7. It's not clear why, but maybe she didn't like Fred's obsessive rehearsing.
8. There were lots of "jazz symphonies" in the thirties, and this one is typical, consisting of alternate swatches of saccharine strings and good jazz. Big band composers and arrangers simply did not know how to write for strings, but insisted on doing so because violins were "class." Shaw, more pretentious than most, started using violins quite early in his career, but it didn't seem to make much difference. Once the strings shut up, the band shifts to a boogie-woogie beat and things go better.
9. At the end of the film, Paulette simply pronounces Fred worthy of her: "You've changed so amazingly in the last week I've decided to make you my manager."

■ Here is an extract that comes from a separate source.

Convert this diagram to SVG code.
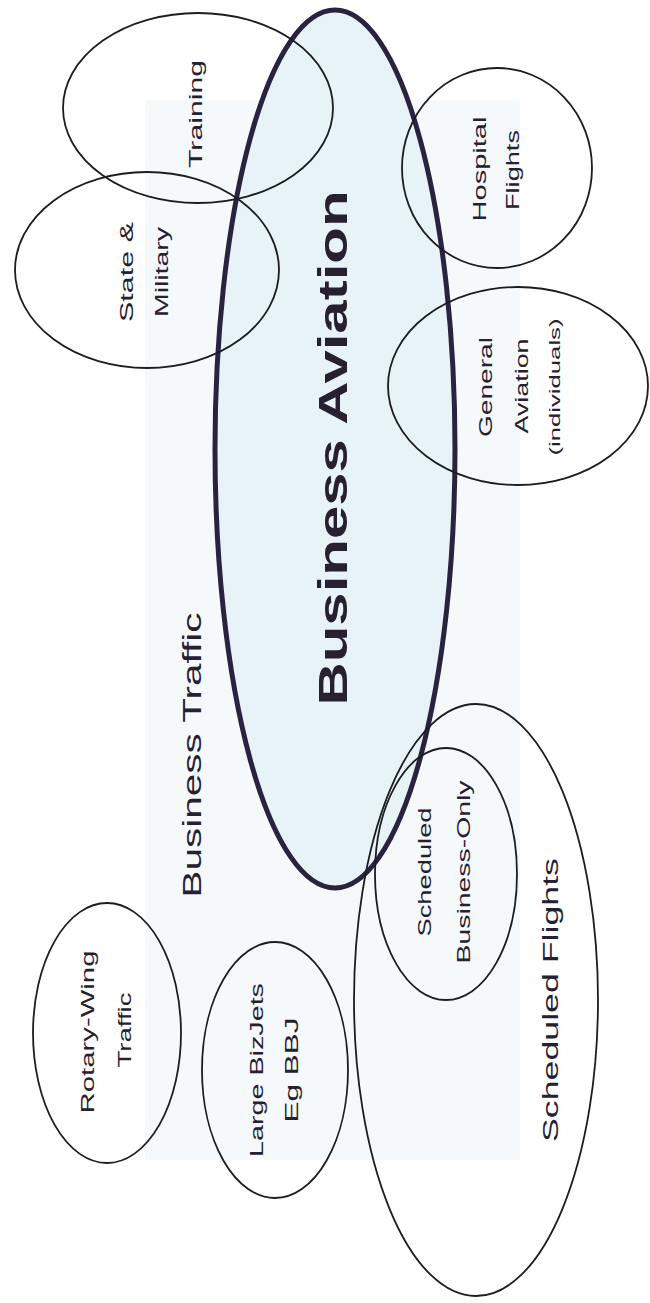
<svg xmlns="http://www.w3.org/2000/svg" width="650" height="1303" viewBox="0 0 650 1303">
<style>
.lbl{font-family:"Liberation Sans",Arial,sans-serif;fill:#262030;text-anchor:middle}
.thin{fill:none;stroke:#1c1c22;stroke-width:1.8}
.big{fill:#e8f3f8;stroke:#2a2340;stroke-width:5}
</style>
<rect width="650" height="1303" fill="#ffffff"/>
<rect x="145" y="100" width="375" height="1060" fill="#f5f9fc"/>
<g id="business-aviation">
<ellipse class="big" cx="335" cy="449" rx="120" ry="439"/>
<text class="lbl" transform="translate(347,448) rotate(-90)" font-size="40" font-weight="bold" textLength="515" lengthAdjust="spacingAndGlyphs">Business Aviation</text>
</g>
<g id="training">
<ellipse class="thin" cx="198" cy="108" rx="135" ry="95"/>
<text class="lbl" transform="translate(202,114) rotate(-90)" font-size="19" textLength="108" lengthAdjust="spacingAndGlyphs">Training</text>
</g>
<g id="state-military">
<ellipse class="thin" cx="147" cy="270" rx="132" ry="98"/>
<text class="lbl" transform="translate(133,272) rotate(-90)" font-size="19" textLength="100" lengthAdjust="spacingAndGlyphs">State &amp;</text>
<text class="lbl" transform="translate(168,272) rotate(-90)" font-size="19" textLength="90" lengthAdjust="spacingAndGlyphs">Military</text>
</g>
<g id="hospital-flights">
<ellipse class="thin" cx="497" cy="168" rx="95" ry="100"/>
<text class="lbl" transform="translate(486,169) rotate(-90)" font-size="19" textLength="105" lengthAdjust="spacingAndGlyphs">Hospital</text>
<text class="lbl" transform="translate(519,170) rotate(-90)" font-size="19" textLength="80" lengthAdjust="spacingAndGlyphs">Flights</text>
</g>
<g id="general-aviation">
<ellipse class="thin" cx="518" cy="386" rx="130" ry="99"/>
<text class="lbl" transform="translate(492,387) rotate(-90)" font-size="19" textLength="100" lengthAdjust="spacingAndGlyphs">General</text>
<text class="lbl" transform="translate(528,386) rotate(-90)" font-size="19" textLength="95" lengthAdjust="spacingAndGlyphs">Aviation</text>
<text class="lbl" transform="translate(560,387) rotate(-90)" font-size="14" textLength="137" lengthAdjust="spacingAndGlyphs">(individuals)</text>
</g>
<g id="business-traffic">
<text class="lbl" transform="translate(201,755) rotate(-90)" font-size="25" textLength="285" lengthAdjust="spacingAndGlyphs">Business Traffic</text>
</g>
<g id="scheduled-flights">
<ellipse class="thin" cx="476" cy="1000" rx="122" ry="296"/>
<text class="lbl" transform="translate(558,1000) rotate(-90)" font-size="22" textLength="284" lengthAdjust="spacingAndGlyphs">Scheduled Flights</text>
</g>
<g id="scheduled-business-only">
<ellipse class="thin" cx="446" cy="874" rx="71" ry="126"/>
<text class="lbl" transform="translate(431,872) rotate(-90)" font-size="18" textLength="129" lengthAdjust="spacingAndGlyphs">Scheduled</text>
<text class="lbl" transform="translate(470,872) rotate(-90)" font-size="18" textLength="183" lengthAdjust="spacingAndGlyphs">Business-Only</text>
</g>
<g id="rotary-wing">
<ellipse class="thin" cx="107" cy="1033" rx="74" ry="130"/>
<text class="lbl" transform="translate(94,1032) rotate(-90)" font-size="19" textLength="163" lengthAdjust="spacingAndGlyphs">Rotary-Wing</text>
<text class="lbl" transform="translate(131,1030) rotate(-90)" font-size="19" textLength="75" lengthAdjust="spacingAndGlyphs">Traffic</text>
</g>
<g id="large-bizjets">
<ellipse class="thin" cx="275" cy="1070" rx="73" ry="128"/>
<text class="lbl" transform="translate(263,1070) rotate(-90)" font-size="19" textLength="174" lengthAdjust="spacingAndGlyphs">Large BizJets</text>
<text class="lbl" transform="translate(298,1070) rotate(-90)" font-size="19" textLength="105" lengthAdjust="spacingAndGlyphs">Eg BBJ</text>
</g>
<g id="connectors"></g>
</svg>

10. "Mr. Chisholm" is a hepcat wannabe played by Charles Butterfield who hopes to break into show business playing jazz mandolin. Fred uncharitably writes a song that ridicules the old man — "you disgrace your kin on the mandolin every time."
11. Please do not see The Cotton Club, Francis Ford Coppola's wretched film, which is even more exploitative of blacks than the real Cotton Club.
12. "Black and tans" were nightclubs that accepted both black and white customers. (The Cotton Club was not a black and tan.)
13. Miley, who was extremely unreliable, only stayed in the Ellington band a short time. Ellington used a variety of trumpeters to handle the growl trumpet lead created by Miley. As we see in the film, growl trumpet involves the use of both a regular mute and a rubber plunger held over the trumpet's bell to vary the tone. We also see growl trombone in Black and Tan, played in a long shot by "Tricky Sam" Nanton, who was a famous part of the Ellington sound for many years.
14. To further cater to white obsessions, the Cotton Club girls had to have very light skins, but not so light that they actually looked "white." It is one of the unsung triumphs of the nineties that the infamous "one drop of blood" theory has actually disappeared. Many Cotton Club girls would not be considered "black" today.